Une piste pour lutter contre les mucites provoquées par les thérapies anti-cancer
Les recherches menées par le groupe du professeur Yinon Ben-Neriah de l’Université hébraïque de Jérusalem, en collaboration avec plusieurs laboratoires américains, ont permis d’identifier le rôle clé joué par les interleukines IL-1b dans l’apparition des mucites faisant suite aux chimio/radiothérapies. Les résultats de l’étude suggèrent que l’utilisation d’un antagoniste au récepteur de IL-1b pourrait permettre de prévenir et de soigner les mucites, ce qui améliorerait significativement la qualité de vie des patients traités pour un cancer.
Radiothérapie/chimiothérapie et inflammation de la muqueuse
Les mucites sont des inflammations sévères des muqueuses du système digestif et touchent en particulier l’intestin. Leur apparition est une complication fréquente des thérapies anti-cancer. Les mucites sont responsables de vives douleurs et elles sont donc souvent la cause de l’arrêt prématuré des traitements de chimiothérapie ou de radiothérapie. A l’heure actuelle, il n’y a pas de moyen efficace pour prévenir les mucites ni pour les soigner.
Un modèle de souris pour étudies les mucites
Plusieurs modèles de souris génétiquement modifiées ont été développés dans le laboratoire du professeur Ben-Neriah pour permettre l’étude de gènes liés aux cancers et aux processus inflammatoires. Dernièrement, un modèle de souris a été développé pour étudier les effets de la délétion du gène codant pour l’enzyme b-TrCP. Autrement dit, lorsque la délétion est induite, l’enzyme b-TrCP est absente chez ces souris. Cette enzyme, découverte quinze ans auparavant dans le laboratoire du professeur Ben-Neriah, est un régulateur clé des processus inflammatoires.
Les résultats de l’étude, publiés dans la prestigieuse revue PNAS, montrent que les souris génétiquement modifiées présentent une inflammation très sévère des intestins, semblable aux mucites que l’on retrouve chez l’Homme. La délétion du gène codant pour l’enzyme b-TrCP cause des dommages de l’ADN au niveau de la muqueuse, ce qui mime les effets de la radiothérapie ou de la chimiothérapie. Ce modèle de souris est donc idéal pour étudier les effets des traitements anti-cancer et en particulier l’apparition des mucites.
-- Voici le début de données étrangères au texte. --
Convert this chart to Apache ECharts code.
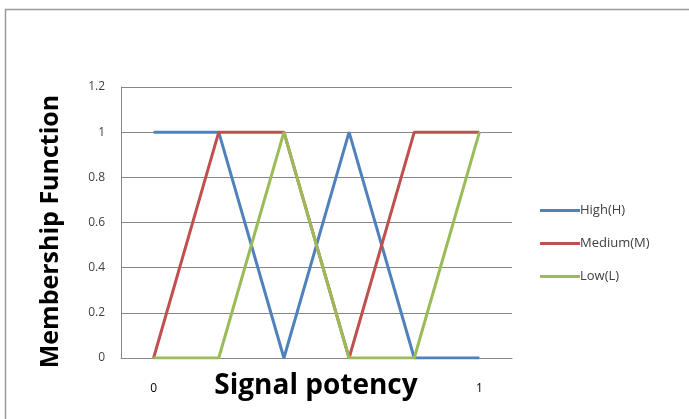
<!DOCTYPE html>
<html><head><meta charset="utf-8">
<script src="https://cdn.jsdelivr.net/npm/echarts@6/dist/echarts.min.js"></script>
<style>html,body{margin:0;padding:0;background:#fff}#c{width:689px;height:419px}</style>
</head><body><div id="c"></div>
<script>
const categories = ["0", "", "", "", "", "1"];
const highValues = [1, 1, 0, 1, 0, 0];
const mediumValues = [0, 1, 1, 0, 1, 1];
const lowValues = [0, 0, 1, 0, 0, 1];
const seriesNames = ["High(H)", "Medium(M)", "Low(L)"];
const yTicks = [0, 0.2, 0.4, 0.6, 0.8, 1, 1.2];
const xTitle = 'Signal potency';
const yTitle = 'Membership Function';

const chart = echarts.init(document.getElementById('c'));
const colors = ['#4F81BD', '#C0504D', '#9BBB59'];
const data = [highValues, mediumValues, lowValues];
chart.setOption({
  animation: false,
  color: colors,
  graphic: [
    {type: 'rect', left: 3, top: 7, shape: {width: 720, height: 440}, style: {fill: 'none', stroke: '#9a9a9a', lineWidth: 1.5}},
    {type: 'text', x: 316, y: 386, style: {text: xTitle, fill: '#000', font: 'bold 28px "Open Sans"', align: 'center', verticalAlign: 'middle'}}
  ],
  grid: {left: 121, right: 177, top: 87, bottom: 61, containLabel: false, outerBoundsMode: 'none'},
  legend: {
    orient: 'vertical', left: 535, top: 199, itemGap: 20,
    icon: 'rect', itemWidth: 40, itemHeight: 3,
    textStyle: {fontFamily: 'Open Sans', fontSize: 13, color: '#404040', padding: [0, 0, 0, -5]},
    data: seriesNames
  },
  xAxis: {
    type: 'category', data: categories, boundaryGap: true,
    axisLine: {lineStyle: {color: '#868686', width: 1}},
    axisTick: {show: false},
    axisLabel: {interval: 0, margin: 25, fontFamily: 'Open Sans', fontSize: 12, color: '#000'}
  },
  yAxis: {
    type: 'value', min: 0, max: 1.2, interval: 0.2,
    name: yTitle, nameLocation: 'middle', nameGap: 58,
    nameTextStyle: {fontFamily: 'Open Sans', fontWeight: 'bold', fontSize: 25, color: '#000', padding: [0, 18, 0, 0]},
    axisLine: {show: true, lineStyle: {color: '#868686', width: 1}},
    axisTick: {show: false},
    splitLine: {lineStyle: {color: '#868686', width: 1}},
    axisLabel: {margin: 16, fontFamily: 'Open Sans', fontSize: 12, color: '#404040',
      formatter: v => { const t = yTicks.find(x => Math.abs(x - v) < 1e-9); return t === undefined ? '' : String(t); }}
  },
  series: seriesNames.map((n, i) => ({
    name: n, type: 'line', data: data[i], showSymbol: false, symbol: 'none',
    lineStyle: {width: 3, color: colors[i]}
  }))
});
</script></body></html>
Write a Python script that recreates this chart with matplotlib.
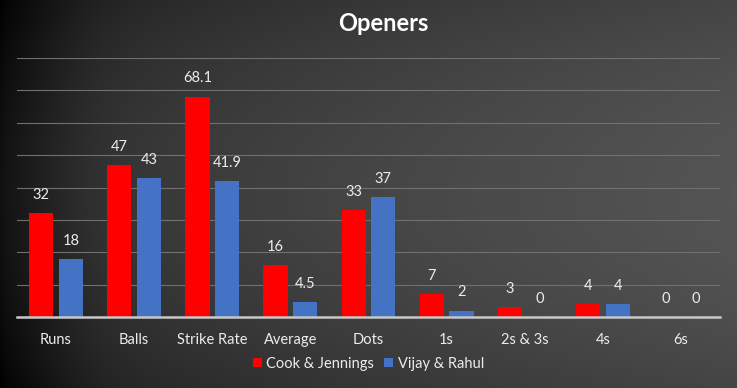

Les coupables : les interleukines
En menant l’enquête de façon plus approfondie pour comprendre ce processus pathologique, les chercheurs ont mis en évidence que le problème venait des interleukines, et en particulier de l’interleukine IL-1b. L’interleukine IL-1b est une molécule synthétisée par les cellules du système immunitaire (macrophages, monocytes, cellules dendritiques) qui joue un rôle prééminent dans la réponse inflammatoire. IL-1b permet de signaler aux cellules une infection et celles-ci vont répondre par la sécrétion de plusieurs médiateurs inflammatoires. Les recherches ont montré qu’en réponse au stress engendré par l’absence de b-TrCP, la muqueuse sécrète ces interleukines qui ont pour conséquence d’ouvrir de façon anormale la barrière intestinale. Les bactéries peuvent donc pénétrer et détruire l’intestin.
La découverte la plus significative de ces travaux est que lorsque des anticorps à IL-1b sont injectés (ce qui empêche IL-1b de se fixer sur son récepteur et donc d’exercer son action), les souris ne développent plus de mucites.
Cette étude suggère donc que bloquer l’action des IL-1b sur leur récepteur par un antagoniste permettrait de prévenir les effets délétères des chimio/radiothérapies sur les muqueuses. Il existe déjà dans le commerce des antagonistes aux récepteurs de IL-1b, comme l’anakinra (commercialisé sous le nom commercial Kineret) utilisé à l’heure actuelle pour traiter des maladies chroniques comme les rhumatismes ou la maladie de Crohn. Cette molécule pourrait également être utilisée à l’avenir pour prévenir les mucites.